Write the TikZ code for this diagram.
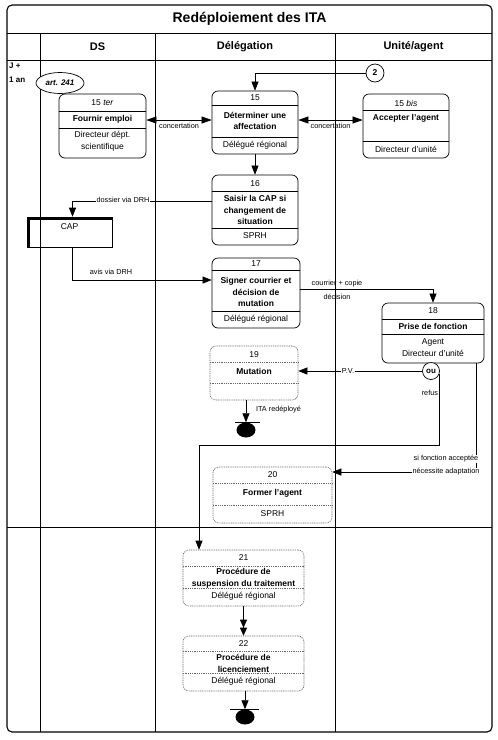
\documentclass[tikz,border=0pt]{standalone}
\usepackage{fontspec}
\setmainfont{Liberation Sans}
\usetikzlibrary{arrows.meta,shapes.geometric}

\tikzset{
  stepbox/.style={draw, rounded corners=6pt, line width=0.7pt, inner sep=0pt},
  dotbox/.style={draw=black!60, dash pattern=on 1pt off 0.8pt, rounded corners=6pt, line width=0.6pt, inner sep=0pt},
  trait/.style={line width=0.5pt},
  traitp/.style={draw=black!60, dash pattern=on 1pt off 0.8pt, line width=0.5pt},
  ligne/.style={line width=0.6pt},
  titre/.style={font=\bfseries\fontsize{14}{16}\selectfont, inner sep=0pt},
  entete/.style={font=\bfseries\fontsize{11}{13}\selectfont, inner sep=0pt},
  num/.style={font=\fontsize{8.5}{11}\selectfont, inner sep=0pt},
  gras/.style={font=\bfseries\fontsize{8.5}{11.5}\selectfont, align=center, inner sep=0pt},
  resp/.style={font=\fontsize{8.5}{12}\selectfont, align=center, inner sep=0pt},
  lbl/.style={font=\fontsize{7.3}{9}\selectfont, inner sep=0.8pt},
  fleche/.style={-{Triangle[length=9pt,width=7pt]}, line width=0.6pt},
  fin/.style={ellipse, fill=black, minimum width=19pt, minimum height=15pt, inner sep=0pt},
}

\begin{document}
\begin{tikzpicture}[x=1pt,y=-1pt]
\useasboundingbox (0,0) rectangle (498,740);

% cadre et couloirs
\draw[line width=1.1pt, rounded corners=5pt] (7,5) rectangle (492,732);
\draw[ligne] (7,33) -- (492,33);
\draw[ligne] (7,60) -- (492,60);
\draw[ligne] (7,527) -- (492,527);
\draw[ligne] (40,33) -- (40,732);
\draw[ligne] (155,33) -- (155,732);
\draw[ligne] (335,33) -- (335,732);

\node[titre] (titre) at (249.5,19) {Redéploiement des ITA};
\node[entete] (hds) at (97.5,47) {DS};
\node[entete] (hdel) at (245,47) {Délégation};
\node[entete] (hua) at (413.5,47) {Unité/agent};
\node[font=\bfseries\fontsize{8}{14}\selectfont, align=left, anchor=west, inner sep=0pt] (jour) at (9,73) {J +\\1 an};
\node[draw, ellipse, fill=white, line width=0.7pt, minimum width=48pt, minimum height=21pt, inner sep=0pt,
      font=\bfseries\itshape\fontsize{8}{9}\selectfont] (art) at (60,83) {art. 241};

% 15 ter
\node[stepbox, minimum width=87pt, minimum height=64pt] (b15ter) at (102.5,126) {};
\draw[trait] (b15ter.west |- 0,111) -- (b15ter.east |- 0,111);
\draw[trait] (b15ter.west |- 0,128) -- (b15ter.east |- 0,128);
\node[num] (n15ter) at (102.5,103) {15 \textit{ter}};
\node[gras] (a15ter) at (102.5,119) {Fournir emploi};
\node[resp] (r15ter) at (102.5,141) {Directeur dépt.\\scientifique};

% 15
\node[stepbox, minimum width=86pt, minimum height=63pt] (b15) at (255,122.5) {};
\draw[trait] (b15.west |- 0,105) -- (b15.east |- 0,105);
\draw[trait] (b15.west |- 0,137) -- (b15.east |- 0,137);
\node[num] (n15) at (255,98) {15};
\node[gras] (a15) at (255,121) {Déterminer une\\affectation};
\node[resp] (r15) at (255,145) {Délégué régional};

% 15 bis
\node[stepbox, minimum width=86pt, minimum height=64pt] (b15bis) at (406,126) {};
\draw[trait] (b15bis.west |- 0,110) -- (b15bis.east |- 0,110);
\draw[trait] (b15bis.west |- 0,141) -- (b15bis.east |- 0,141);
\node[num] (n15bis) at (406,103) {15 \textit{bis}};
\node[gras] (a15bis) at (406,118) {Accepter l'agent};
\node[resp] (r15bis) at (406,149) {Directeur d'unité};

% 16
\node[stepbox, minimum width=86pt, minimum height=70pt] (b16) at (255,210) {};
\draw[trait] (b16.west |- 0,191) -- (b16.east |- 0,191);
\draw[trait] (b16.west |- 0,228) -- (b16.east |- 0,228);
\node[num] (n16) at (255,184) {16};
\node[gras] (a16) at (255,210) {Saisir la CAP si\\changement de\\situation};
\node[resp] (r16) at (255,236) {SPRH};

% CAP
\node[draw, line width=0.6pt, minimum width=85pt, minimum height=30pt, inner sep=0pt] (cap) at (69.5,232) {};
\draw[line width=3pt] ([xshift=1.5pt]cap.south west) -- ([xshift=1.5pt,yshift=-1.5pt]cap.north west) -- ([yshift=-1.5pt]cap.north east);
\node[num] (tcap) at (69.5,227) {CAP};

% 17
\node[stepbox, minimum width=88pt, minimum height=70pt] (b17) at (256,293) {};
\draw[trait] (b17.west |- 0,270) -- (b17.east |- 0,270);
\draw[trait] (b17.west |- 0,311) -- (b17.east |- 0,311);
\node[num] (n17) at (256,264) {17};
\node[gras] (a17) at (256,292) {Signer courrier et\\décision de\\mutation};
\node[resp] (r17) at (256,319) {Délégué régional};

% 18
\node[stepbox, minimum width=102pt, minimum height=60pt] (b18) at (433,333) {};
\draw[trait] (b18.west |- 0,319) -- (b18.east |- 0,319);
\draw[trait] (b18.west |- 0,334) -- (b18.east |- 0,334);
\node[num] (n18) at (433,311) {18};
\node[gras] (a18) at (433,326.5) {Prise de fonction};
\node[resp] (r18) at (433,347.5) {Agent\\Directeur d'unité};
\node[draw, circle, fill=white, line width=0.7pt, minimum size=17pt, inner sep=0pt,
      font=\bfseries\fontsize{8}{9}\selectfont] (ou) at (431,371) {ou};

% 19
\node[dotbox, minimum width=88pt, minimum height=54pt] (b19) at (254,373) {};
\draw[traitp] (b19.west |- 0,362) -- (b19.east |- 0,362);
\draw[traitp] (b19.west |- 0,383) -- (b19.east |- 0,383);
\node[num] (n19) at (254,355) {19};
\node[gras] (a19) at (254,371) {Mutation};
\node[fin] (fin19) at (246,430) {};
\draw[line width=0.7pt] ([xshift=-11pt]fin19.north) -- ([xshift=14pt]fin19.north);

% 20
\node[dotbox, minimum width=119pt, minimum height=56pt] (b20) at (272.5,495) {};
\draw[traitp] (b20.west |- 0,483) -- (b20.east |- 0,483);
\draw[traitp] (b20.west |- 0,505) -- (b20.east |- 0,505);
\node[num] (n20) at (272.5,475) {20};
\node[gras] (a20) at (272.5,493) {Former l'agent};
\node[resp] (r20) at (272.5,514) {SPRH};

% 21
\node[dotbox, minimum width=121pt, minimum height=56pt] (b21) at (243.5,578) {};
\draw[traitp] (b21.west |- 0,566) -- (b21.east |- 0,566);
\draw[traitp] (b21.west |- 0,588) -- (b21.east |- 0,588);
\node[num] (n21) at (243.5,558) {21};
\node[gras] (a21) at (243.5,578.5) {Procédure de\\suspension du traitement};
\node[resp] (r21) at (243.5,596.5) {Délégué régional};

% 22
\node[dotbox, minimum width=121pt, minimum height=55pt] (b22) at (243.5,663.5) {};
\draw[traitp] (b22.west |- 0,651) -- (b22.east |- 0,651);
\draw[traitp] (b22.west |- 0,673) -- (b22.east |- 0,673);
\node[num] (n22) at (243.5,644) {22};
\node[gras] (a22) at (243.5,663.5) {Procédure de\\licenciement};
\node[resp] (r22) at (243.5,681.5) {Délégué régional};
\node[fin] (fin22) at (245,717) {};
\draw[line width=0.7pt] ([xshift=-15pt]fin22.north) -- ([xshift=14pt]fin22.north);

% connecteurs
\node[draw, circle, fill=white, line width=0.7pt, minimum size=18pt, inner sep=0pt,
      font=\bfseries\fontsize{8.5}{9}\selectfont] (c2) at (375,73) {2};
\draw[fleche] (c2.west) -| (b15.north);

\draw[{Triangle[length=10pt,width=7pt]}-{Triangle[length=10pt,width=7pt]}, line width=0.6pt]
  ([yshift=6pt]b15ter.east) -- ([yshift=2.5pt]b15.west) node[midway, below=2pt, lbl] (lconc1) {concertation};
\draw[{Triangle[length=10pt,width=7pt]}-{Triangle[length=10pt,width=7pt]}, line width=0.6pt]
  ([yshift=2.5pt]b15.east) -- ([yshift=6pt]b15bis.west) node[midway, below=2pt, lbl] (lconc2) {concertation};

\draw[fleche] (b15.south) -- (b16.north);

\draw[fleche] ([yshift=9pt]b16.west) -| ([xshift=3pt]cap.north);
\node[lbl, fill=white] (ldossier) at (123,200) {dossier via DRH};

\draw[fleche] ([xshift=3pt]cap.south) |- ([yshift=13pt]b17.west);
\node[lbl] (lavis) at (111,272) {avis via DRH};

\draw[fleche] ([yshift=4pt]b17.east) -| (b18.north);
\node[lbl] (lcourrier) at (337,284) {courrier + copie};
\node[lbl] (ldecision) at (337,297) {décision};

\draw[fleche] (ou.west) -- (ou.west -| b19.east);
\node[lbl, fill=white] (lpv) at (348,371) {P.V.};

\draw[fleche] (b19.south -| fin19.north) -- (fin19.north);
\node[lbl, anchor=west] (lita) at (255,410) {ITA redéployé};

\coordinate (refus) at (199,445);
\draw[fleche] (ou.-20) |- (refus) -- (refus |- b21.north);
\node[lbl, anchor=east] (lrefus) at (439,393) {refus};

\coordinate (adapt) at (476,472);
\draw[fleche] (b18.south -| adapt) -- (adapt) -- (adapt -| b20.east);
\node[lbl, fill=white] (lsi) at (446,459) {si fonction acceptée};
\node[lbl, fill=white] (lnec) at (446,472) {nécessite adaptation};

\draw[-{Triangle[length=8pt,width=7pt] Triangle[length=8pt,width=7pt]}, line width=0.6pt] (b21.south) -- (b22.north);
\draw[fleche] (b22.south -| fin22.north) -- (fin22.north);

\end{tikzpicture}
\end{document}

======

_WHAT IS BEING ASKED:_ Write out again, exactly, the lines from the start of the listing up to the line containing "(art) at (60,83)", with both ends and without pictures.

_SOLUTION FOR THIS TASK:_
Write the TikZ code for this diagram.
\documentclass[tikz,border=0pt]{standalone}
\usepackage{fontspec}
\setmainfont{Liberation Sans}
\usetikzlibrary{arrows.meta,shapes.geometric}

\tikzset{
  stepbox/.style={draw, rounded corners=6pt, line width=0.7pt, inner sep=0pt},
  dotbox/.style={draw=black!60, dash pattern=on 1pt off 0.8pt, rounded corners=6pt, line width=0.6pt, inner sep=0pt},
  trait/.style={line width=0.5pt},
  traitp/.style={draw=black!60, dash pattern=on 1pt off 0.8pt, line width=0.5pt},
  ligne/.style={line width=0.6pt},
  titre/.style={font=\bfseries\fontsize{14}{16}\selectfont, inner sep=0pt},
  entete/.style={font=\bfseries\fontsize{11}{13}\selectfont, inner sep=0pt},
  num/.style={font=\fontsize{8.5}{11}\selectfont, inner sep=0pt},
  gras/.style={font=\bfseries\fontsize{8.5}{11.5}\selectfont, align=center, inner sep=0pt},
  resp/.style={font=\fontsize{8.5}{12}\selectfont, align=center, inner sep=0pt},
  lbl/.style={font=\fontsize{7.3}{9}\selectfont, inner sep=0.8pt},
  fleche/.style={-{Triangle[length=9pt,width=7pt]}, line width=0.6pt},
  fin/.style={ellipse, fill=black, minimum width=19pt, minimum height=15pt, inner sep=0pt},
}

\begin{document}
\begin{tikzpicture}[x=1pt,y=-1pt]
\useasboundingbox (0,0) rectangle (498,740);

% cadre et couloirs
\draw[line width=1.1pt, rounded corners=5pt] (7,5) rectangle (492,732);
\draw[ligne] (7,33) -- (492,33);
\draw[ligne] (7,60) -- (492,60);
\draw[ligne] (7,527) -- (492,527);
\draw[ligne] (40,33) -- (40,732);
\draw[ligne] (155,33) -- (155,732);
\draw[ligne] (335,33) -- (335,732);

\node[titre] (titre) at (249.5,19) {Redéploiement des ITA};
\node[entete] (hds) at (97.5,47) {DS};
\node[entete] (hdel) at (245,47) {Délégation};
\node[entete] (hua) at (413.5,47) {Unité/agent};
\node[font=\bfseries\fontsize{8}{14}\selectfont, align=left, anchor=west, inner sep=0pt] (jour) at (9,73) {J +\\1 an};
\node[draw, ellipse, fill=white, line width=0.7pt, minimum width=48pt, minimum height=21pt, inner sep=0pt,
      font=\bfseries\itshape\fontsize{8}{9}\selectfont] (art) at (60,83) {art. 241};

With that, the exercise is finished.